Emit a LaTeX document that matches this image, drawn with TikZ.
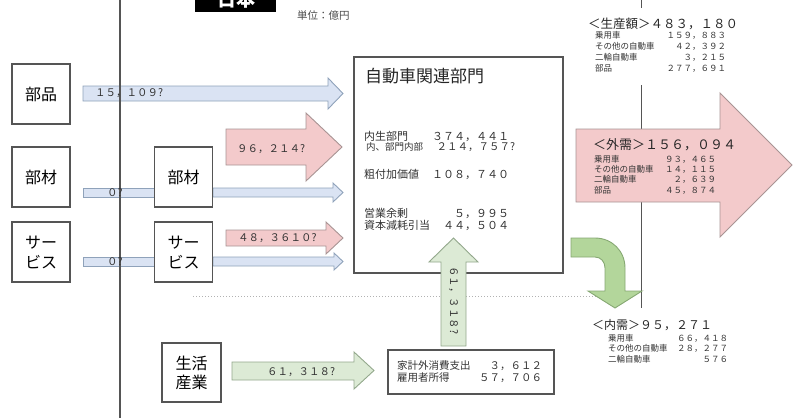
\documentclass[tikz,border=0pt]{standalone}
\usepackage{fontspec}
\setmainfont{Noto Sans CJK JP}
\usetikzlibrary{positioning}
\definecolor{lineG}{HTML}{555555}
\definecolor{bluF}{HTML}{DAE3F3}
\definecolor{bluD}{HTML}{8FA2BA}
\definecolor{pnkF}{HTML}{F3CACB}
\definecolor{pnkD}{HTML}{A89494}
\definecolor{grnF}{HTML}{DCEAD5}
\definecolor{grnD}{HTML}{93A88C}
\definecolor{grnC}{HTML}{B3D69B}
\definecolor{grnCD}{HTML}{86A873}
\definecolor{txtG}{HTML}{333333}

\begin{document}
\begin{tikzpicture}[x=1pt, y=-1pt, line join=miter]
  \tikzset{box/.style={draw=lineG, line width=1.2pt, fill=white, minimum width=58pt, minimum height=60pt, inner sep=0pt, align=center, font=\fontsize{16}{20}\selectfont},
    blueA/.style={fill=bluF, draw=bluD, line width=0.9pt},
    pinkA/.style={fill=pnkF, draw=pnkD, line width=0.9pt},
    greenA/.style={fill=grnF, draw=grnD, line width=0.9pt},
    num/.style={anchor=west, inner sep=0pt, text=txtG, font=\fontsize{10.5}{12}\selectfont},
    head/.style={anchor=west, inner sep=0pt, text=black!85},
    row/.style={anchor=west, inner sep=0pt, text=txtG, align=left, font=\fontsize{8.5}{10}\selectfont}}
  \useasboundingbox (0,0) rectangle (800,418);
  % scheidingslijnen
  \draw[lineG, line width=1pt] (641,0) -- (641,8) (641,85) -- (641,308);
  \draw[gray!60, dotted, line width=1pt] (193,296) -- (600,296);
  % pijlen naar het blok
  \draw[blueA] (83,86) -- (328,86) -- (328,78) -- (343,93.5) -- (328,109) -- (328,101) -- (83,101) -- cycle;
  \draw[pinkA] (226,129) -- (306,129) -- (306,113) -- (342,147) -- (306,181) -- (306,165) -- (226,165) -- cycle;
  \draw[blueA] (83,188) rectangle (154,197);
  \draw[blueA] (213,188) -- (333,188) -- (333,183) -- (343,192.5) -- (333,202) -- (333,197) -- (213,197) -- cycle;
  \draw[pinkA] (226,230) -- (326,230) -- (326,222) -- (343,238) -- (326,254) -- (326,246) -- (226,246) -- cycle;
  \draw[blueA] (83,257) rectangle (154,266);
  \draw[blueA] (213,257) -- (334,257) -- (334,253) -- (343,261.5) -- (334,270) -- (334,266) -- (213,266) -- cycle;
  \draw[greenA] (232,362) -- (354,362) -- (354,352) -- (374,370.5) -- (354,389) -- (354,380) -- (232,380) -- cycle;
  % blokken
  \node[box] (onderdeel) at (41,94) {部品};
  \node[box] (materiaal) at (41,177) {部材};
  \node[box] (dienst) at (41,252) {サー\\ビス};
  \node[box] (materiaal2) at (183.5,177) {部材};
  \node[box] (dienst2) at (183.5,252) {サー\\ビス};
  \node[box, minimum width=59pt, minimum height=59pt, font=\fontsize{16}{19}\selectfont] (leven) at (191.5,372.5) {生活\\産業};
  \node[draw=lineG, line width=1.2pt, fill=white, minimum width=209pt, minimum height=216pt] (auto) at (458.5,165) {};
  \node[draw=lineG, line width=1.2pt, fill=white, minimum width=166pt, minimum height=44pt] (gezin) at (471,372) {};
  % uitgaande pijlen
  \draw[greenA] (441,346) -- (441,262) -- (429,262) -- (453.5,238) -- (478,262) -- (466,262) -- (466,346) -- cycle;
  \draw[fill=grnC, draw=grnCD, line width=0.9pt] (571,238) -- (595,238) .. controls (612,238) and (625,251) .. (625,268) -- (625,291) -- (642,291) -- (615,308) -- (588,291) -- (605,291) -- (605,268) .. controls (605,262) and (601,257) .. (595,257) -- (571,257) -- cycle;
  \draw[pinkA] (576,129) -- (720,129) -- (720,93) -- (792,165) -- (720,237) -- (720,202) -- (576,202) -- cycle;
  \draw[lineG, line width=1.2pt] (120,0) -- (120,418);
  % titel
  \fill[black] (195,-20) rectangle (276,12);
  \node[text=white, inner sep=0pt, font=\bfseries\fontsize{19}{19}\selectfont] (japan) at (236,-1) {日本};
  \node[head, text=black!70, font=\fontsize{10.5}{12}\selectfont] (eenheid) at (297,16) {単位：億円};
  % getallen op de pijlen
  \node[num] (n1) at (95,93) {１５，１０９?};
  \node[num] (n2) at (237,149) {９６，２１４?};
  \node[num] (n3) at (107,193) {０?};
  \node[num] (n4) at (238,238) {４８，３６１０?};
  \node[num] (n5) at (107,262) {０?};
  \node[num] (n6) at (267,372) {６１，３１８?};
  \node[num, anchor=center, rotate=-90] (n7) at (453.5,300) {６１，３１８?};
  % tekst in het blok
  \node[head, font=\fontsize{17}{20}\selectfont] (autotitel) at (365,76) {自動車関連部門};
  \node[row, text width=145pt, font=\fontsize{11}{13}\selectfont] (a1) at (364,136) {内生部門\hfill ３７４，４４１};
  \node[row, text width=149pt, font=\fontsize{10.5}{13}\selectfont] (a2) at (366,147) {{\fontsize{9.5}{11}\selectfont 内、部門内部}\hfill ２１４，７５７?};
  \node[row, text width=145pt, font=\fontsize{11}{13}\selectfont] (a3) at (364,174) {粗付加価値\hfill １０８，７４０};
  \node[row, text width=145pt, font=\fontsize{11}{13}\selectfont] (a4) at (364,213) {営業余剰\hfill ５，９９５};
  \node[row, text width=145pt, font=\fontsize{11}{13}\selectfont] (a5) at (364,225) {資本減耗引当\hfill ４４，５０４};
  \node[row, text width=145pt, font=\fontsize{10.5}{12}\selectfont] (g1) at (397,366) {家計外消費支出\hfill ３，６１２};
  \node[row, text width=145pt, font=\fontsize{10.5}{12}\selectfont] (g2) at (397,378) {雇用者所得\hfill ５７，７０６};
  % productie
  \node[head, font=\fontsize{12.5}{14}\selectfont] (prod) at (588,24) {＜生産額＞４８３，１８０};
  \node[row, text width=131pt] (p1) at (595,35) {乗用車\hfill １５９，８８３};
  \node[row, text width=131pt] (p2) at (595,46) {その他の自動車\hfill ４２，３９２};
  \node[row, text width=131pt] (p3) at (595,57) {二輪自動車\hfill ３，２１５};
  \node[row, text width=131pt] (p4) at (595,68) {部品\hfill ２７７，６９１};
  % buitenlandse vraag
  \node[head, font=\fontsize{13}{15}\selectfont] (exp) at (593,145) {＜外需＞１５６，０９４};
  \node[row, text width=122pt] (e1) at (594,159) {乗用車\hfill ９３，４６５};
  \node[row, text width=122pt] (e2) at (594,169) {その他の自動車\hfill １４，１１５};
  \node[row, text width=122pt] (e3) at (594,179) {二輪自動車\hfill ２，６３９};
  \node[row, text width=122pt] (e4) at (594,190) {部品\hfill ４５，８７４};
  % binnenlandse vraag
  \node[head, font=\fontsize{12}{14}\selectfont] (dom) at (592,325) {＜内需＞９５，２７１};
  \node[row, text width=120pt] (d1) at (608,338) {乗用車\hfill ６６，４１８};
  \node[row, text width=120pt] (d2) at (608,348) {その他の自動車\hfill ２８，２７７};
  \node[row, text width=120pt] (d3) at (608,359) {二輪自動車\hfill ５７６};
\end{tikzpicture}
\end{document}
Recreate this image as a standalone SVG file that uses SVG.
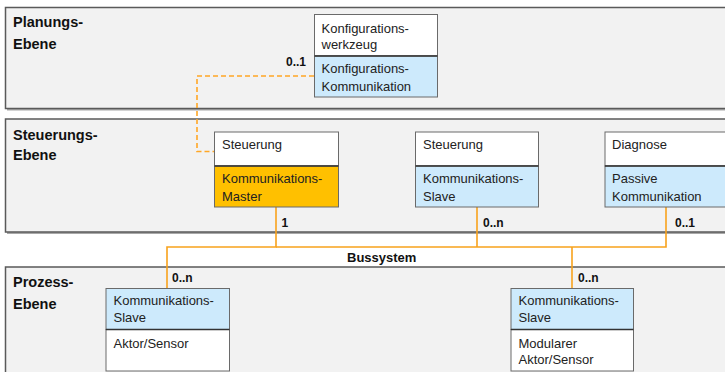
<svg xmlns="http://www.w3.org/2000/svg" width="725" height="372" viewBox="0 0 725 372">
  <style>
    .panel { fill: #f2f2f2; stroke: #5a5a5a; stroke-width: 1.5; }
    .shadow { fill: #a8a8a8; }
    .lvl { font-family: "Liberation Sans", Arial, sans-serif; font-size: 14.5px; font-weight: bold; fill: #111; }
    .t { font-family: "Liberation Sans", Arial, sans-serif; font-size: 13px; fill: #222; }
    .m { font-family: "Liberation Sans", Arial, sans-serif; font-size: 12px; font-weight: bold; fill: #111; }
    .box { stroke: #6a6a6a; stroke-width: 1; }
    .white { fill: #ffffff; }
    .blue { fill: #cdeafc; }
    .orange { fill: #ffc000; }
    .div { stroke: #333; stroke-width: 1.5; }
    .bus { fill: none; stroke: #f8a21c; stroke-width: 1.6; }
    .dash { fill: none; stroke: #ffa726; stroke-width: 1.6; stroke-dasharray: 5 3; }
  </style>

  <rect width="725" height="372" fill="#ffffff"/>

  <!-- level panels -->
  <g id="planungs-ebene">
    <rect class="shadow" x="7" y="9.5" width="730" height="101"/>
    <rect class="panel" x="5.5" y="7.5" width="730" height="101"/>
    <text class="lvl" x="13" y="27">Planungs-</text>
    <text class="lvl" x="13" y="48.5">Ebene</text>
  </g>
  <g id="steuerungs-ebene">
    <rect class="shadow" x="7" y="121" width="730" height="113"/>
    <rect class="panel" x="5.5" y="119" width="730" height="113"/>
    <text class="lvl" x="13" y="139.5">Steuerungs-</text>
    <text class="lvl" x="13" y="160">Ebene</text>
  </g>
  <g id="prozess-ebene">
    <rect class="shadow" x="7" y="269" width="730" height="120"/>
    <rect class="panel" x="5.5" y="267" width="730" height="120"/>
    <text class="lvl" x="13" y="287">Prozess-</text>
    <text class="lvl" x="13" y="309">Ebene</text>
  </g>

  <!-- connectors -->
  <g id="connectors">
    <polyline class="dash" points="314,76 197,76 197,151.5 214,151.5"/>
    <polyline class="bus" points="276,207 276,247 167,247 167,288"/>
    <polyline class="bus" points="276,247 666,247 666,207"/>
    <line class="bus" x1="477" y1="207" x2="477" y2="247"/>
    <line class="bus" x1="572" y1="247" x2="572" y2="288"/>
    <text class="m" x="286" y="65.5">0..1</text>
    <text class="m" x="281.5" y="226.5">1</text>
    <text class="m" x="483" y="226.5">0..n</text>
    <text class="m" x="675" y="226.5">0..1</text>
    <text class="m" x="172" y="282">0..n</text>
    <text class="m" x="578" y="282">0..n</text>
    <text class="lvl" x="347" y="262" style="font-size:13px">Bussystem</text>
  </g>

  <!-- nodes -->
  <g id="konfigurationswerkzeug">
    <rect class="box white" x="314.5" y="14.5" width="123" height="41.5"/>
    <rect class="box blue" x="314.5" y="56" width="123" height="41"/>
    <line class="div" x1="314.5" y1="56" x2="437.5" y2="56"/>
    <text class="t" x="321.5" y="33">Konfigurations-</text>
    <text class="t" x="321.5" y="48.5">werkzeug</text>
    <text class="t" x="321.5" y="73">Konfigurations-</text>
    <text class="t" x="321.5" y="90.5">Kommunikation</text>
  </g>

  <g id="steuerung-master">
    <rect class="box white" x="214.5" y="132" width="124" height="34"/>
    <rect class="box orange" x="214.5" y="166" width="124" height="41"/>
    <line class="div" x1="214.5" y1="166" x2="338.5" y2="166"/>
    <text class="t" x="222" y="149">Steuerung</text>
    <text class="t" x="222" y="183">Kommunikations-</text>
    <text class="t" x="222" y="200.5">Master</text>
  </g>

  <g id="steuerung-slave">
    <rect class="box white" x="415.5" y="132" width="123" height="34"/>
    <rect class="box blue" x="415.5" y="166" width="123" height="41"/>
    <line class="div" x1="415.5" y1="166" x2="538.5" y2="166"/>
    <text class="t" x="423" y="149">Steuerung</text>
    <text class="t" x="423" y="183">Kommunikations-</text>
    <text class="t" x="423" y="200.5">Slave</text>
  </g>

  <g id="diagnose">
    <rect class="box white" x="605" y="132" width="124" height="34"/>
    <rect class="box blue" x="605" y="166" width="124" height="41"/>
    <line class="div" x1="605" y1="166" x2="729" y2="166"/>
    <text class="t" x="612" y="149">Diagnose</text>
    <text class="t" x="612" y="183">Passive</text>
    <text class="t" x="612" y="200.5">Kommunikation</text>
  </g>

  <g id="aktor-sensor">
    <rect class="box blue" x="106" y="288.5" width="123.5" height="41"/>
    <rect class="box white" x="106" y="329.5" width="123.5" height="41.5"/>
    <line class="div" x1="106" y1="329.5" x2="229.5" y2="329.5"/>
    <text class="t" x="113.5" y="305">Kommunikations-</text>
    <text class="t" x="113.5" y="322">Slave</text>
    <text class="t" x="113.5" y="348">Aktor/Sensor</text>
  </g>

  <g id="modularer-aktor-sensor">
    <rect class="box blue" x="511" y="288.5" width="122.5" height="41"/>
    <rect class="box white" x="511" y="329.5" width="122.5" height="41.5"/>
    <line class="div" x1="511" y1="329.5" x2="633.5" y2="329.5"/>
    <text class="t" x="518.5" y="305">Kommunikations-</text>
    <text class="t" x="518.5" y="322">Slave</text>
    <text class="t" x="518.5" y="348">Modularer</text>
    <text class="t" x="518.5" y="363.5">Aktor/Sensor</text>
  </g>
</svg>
-*-
→ Set exercise:
Tally up how many lines in the preceding listing contain the word "image". Give nothing but the number.

→ Result below:
2